06 Feb 2026
Solid foundations offer upside in UK commercial property
Despite ongoing global uncertainty, market conditions across UK real estate are becoming more favourable, evidenced by improving liquidity, clearer pricing and increasingly disciplined investor strategies.
Geopolitical risks remain a persistent and unpredictable feature of the operating environment with the war in Ukraine, US President Donald Trump’s erratic policymaking decisions and recent unrest in Iran and Venezuela highlighting the continued potential for future shocks.
Against this backdrop, the UK residential market is expected to remain broadly stable over the course of this year. Easing monetary policy and resilient household balance sheets should provide support to house prices and underpin steady levels of transactional activity. However, affordability constraints, due to house price growth outpacing wage growth, may limit the pace of recovery.

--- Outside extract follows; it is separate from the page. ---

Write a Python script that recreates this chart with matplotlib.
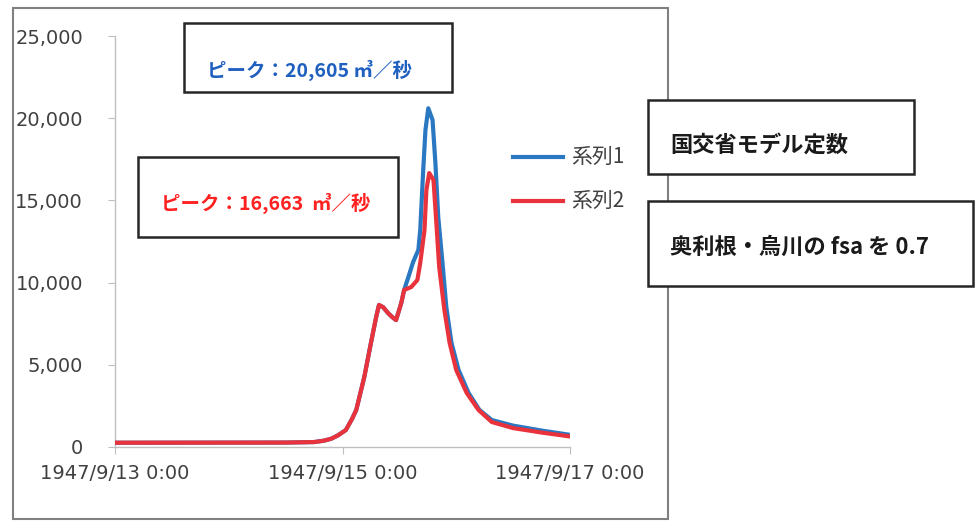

The outlook is also increasingly constructive for commercial property. Improving financing conditions, increased liquidity and greater pricing clarity are providing a more supportive backdrop for transaction activity. With interest rates on a downward trajectory and lender appetite continuing to recover, commercial real estate is well positions to outperform, particularly in sectors characterised by strong tenant demand, constrained supply, and resilient rental growth.
The improving financial conditions are coinciding with more disciplined investor strategies. Following an extended period of repricing and subdued transaction volumes, capital is returning selectively, targeting assets were income resilience and rental growth are clearly evidenced. As a result, UK commercial property is arguably on its strongest footing since 2021.
Living sector: the engine of activity
The Living sector continues to lead activity. Structural undersupply, favourable demographics and the defensive nature of income continue to attract institutional capital. Build-to-rent (BTR), co-living and purpose-built student accommodation (PBSA) remain the most active lending sub-sectors and are well positioned for further growth as borrowing costs continue to fall.
Industrial and logistics: market leading conditions
Industrial and logistics assets continue to benefit from some of the strongest market conditions in UK real estate. Although rental growth has slowed from the exceptionally high levels witnessed in recent years, supply remains structurally constrained, particularly for well-located, modern assets with strong ESG credentials. Occupier demand from e-commerce fulfilment centres, inventory nearshoring and businesses holding higher stock levels to ensure supply-chain resilience, underpins income and ensures low vacancy rates.
From an investment and lending perspective, the sector remains highly liquid. Prime logistics assets, supported by long-term lease agreements and strong covenants, continue to attract domestic and international capital interest. The improving availability of debt is enhancing transaction viability, particularly for stabilised assets and selective development opportunities where pre-lets or clear leasing strategies are in place. As borrowing costs continue to ease, logistics is expected to remain a core allocation for institutional investors.
Offices: a bifurcated recovery
Prime Central London offices
Best-in-class, ESG-compliant offices in prime central London locations are benefitting from a notable flight to quality. Occupiers are favouring amenity-rich, sustainable spaces as it supports talent attraction and retention. Constrained supply of new Grade-A space is providing additional support.
Investor interest is picking up, particularly for prime assets with refurbishment potential. This is consistent with our recent research which found that 46% of global investors are prioritising refurbishment or repositioning strategies over new development.
Improving financing conditions and increased pricing clarity are supporting renewed deal flow. However, secondary and non-compliant stock continues to face structural headwinds.
Prime regional offices
Acute shortages of Grade-A space and thin development pipelines have supported strong rental growth in the prime regional office market, including Manchester and Bristol where rents have increased by 6–10% per annum. Robust occupier demand, boosted by a strong professional services ecosystem outside London and an ongoing flight-to-quality continues to favour modern, well-specified buildings.
Looking ahead
Positive sector-specific dynamics point to a stabilising commercial real estate market, supported by easing financial conditions and improved liquidity. While uncertainty remains, there has been a clear shift in overall sentiment. For well-capitalised investors and developers, the next phase of the cycle presents some attractive opportunities.
With deep sector expertise, a strong balance sheet and the ability to structure and syndicate innovative loan solutions, Investec is well positioned to support clients as this recovery continues gains momentum.